About a year ago, I happened upon this statement about the Monitor in the Harvard Business Review – under the charming heading of “do things that don’t interest you”:

“Many things that end up” being meaningful, writes social scientist Joseph Grenny, “have come from conference workshops, articles, or online videos that began as a chore and ended with an insight. My work in Kenya, for example, was heavily influenced by a Christian Science Monitor article I had forced myself to read 10 years earlier. Sometimes, we call things ‘boring’ simply because they lie outside the box we are currently in.”

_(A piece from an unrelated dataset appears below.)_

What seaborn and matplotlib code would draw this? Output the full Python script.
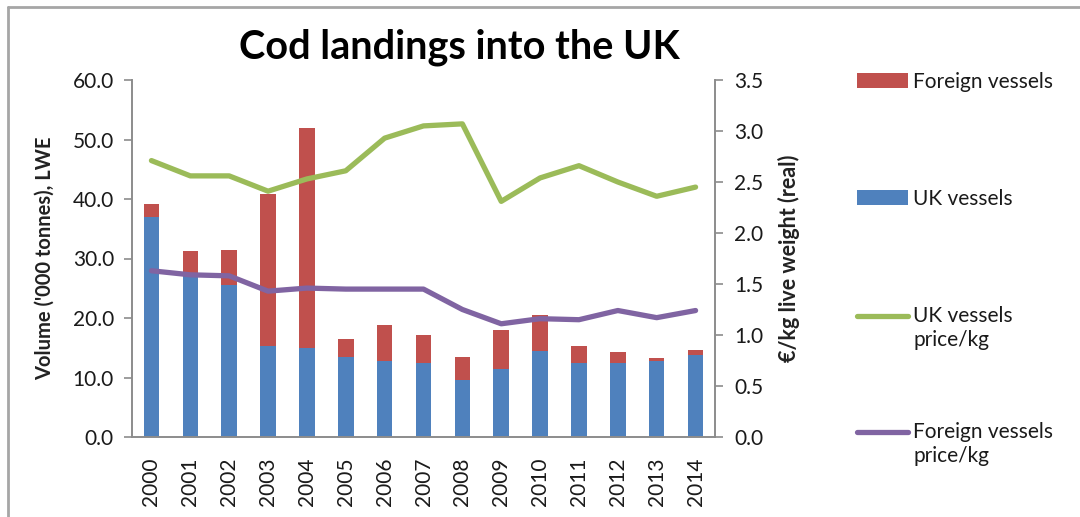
import numpy as np
import pandas as pd
import matplotlib
matplotlib.use("Agg")
import matplotlib.pyplot as plt
from matplotlib.lines import Line2D
from matplotlib.patches import Patch
from matplotlib.legend_handler import HandlerBase
import seaborn as sns

years = ["2000", "2001", "2002", "2003", "2004", "2005", "2006", "2007",
         "2008", "2009", "2010", "2011", "2012", "2013", "2014"]
uk_volume = [36.9, 27.6, 25.6, 15.3, 14.9, 13.5, 12.7, 12.5, 9.5, 11.4, 14.5, 12.5, 12.5, 12.8, 13.8]
foreign_volume = [2.2, 3.7, 5.9, 25.6, 37.1, 3.0, 6.1, 4.7, 4.0, 6.6, 6.0, 2.8, 1.8, 0.5, 0.8]
uk_price = [2.71, 2.56, 2.56, 2.41, 2.53, 2.61, 2.93, 3.05, 3.07, 2.31, 2.54, 2.66, 2.50, 2.36, 2.45]
foreign_price = [1.63, 1.59, 1.58, 1.43, 1.46, 1.45, 1.45, 1.45, 1.25, 1.11, 1.16, 1.15, 1.24, 1.17, 1.24]

C_UK = "#4F81BD"
C_FOR = "#C0504D"
C_GREEN = "#9BBB59"
C_PURPLE = "#8064A2"
GRAY = "#8C8C8C"
TXT = "#1a1a1a"

sns.set_theme(style="white")
plt.rcParams["font.family"] = ["Lato", "DejaVu Sans"]

df = pd.DataFrame({"year": years, "uk": uk_volume, "foreign": foreign_volume,
                   "uk_price": uk_price, "foreign_price": foreign_price})
df["total"] = df["uk"] + df["foreign"]
df["pos"] = np.arange(len(years))

fig = plt.figure(figsize=(10.8, 5.17), dpi=100)
ax = fig.add_axes([132 / 1080, 1 - 437 / 517, (715 - 132) / 1080, (437 - 80) / 517])

sns.barplot(data=df, x="year", y="total", color=C_FOR, width=0.4, saturation=1, ax=ax, linewidth=0)
sns.barplot(data=df, x="year", y="uk", color=C_UK, width=0.4, saturation=1, ax=ax, linewidth=0)

ax.set_xlim(-0.5, len(years) - 0.5)
ax.set_ylim(0, 60)
ax.set_yticks(np.arange(0, 61, 10))
ax.set_yticklabels([f"{v:.1f}" for v in np.arange(0, 61, 10)])
ax.set_xlabel("")
ax.set_ylabel("Volume ('000 tonnes), LWE", fontsize=14.5, fontweight="bold", color="#222222")
ax.yaxis.set_label_coords((55 - 132) / 583, 0.5)
ax.tick_params(axis="x", which="major", length=0, labelrotation=90, labelsize=15, pad=15, labelcolor=TXT)
ax.set_xticks(np.arange(-0.5, len(years), 1), minor=True)
ax.tick_params(axis="x", which="minor", length=7, width=1.2, color=GRAY, direction="out")
ax.tick_params(axis="y", length=6, width=1.2, color=GRAY, direction="out", labelsize=15,
               labelcolor=TXT, left=True, pad=7)
for s in ["top", "right"]:
    ax.spines[s].set_visible(False)
for s in ["left", "bottom"]:
    ax.spines[s].set_color(GRAY)
    ax.spines[s].set_linewidth(1.4)

ax2 = ax.twinx()
sns.lineplot(data=df, x="pos", y="uk_price", color=C_GREEN, linewidth=3.8, ax=ax2)
sns.lineplot(data=df, x="pos", y="foreign_price", color=C_PURPLE, linewidth=3.8, ax=ax2)
ax2.set_ylim(0, 3.5)
ax2.set_yticks(np.arange(0, 3.51, 0.5))
ax2.set_yticklabels([f"{v:.1f}" for v in np.arange(0, 3.51, 0.5)])
ax2.set_ylabel("€/kg live weight (real)", fontsize=15.5, fontweight="bold", color="#222222", labelpad=10)
ax2.tick_params(axis="y", length=6, width=1.2, color=GRAY, direction="out", labelsize=15,
                labelcolor=TXT, right=True, pad=8)
ax2.set_xlim(-0.5, len(years) - 0.5)
ax2.set_xlabel("")
for s in ["top", "left", "bottom"]:
    ax2.spines[s].set_visible(False)
ax2.spines["right"].set_color(GRAY)
ax2.spines["right"].set_linewidth(1.4)

fig.text(459 / 1080, 1 - 47 / 517, "Cod landings into the UK", ha="center", va="center",
         fontsize=28.5, fontweight="bold", color="black")


class TopAlignedLine(HandlerBase):
    def __init__(self, shift=0.0):
        super().__init__()
        self.shift = shift

    def create_artists(self, legend, orig_handle, xdescent, ydescent, width, height, fontsize, trans):
        y = height / 2 - ydescent + self.shift * fontsize
        line = Line2D([-xdescent, -xdescent + width], [y, y], color=orig_handle.get_color(),
                      linewidth=orig_handle.get_linewidth(), solid_capstyle="round")
        line.set_transform(trans)
        return [line]


entries = [
    (Patch(facecolor=C_FOR, edgecolor="none"), "Foreign vessels", 72, None),
    (Patch(facecolor=C_UK, edgecolor="none"), "UK vessels", 189, None),
    (Line2D([], [], color=C_GREEN, linewidth=3.8), "UK vessels\nprice/kg", 306, 0.6),
    (Line2D([], [], color=C_PURPLE, linewidth=3.8), "Foreign vessels\nprice/kg", 422, 0.6),
]
for handle, label, ytop, shift in entries:
    kw = {}
    if shift is not None:
        kw["handler_map"] = {Line2D: TopAlignedLine(shift)}
    leg = fig.legend([handle], [label], loc="upper left", bbox_to_anchor=(857 / 1080, 1 - ytop / 517),
                     frameon=False, fontsize=15, handlelength=2.45, handleheight=0.7, handletextpad=0.25,
                     borderpad=0, borderaxespad=0, labelspacing=0.25, **kw)
    for t in leg.get_texts():
        t.set_color(TXT)
        t.set_linespacing(1.25)

fig.add_artist(Line2D([8 / 1080, 1.0], [1 - 7 / 517, 1 - 7 / 517], transform=fig.transFigure,
                      color="#A6A6A6", linewidth=2))
fig.add_artist(Line2D([8 / 1080, 8 / 1080], [0, 1 - 7 / 517], transform=fig.transFigure,
                      color="#A6A6A6", linewidth=2))

fig.savefig("out.png", dpi=100)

If you were to come up with a punchline to a joke about the Monitor, that would probably be it. We’re seen as being global, fair, insightful, and perhaps a bit too earnest. We’re the bran muffin of journalism.

But you know what? We change lives. And I’m going to argue that we change lives precisely because we force open that too-small box that most human beings think they live in.

The Monitor is a peculiar little publication that’s hard for the world to figure out. We’re run by a church, but we’re not only for church members and we’re not about converting people. We’re known as being fair even as the world becomes as polarized as at any time since the newspaper’s founding in 1908.

We have a mission beyond circulation, we want to bridge divides. We’re about kicking down the door of thought everywhere and saying, “You are bigger and more capable than you realize. And we can prove it.”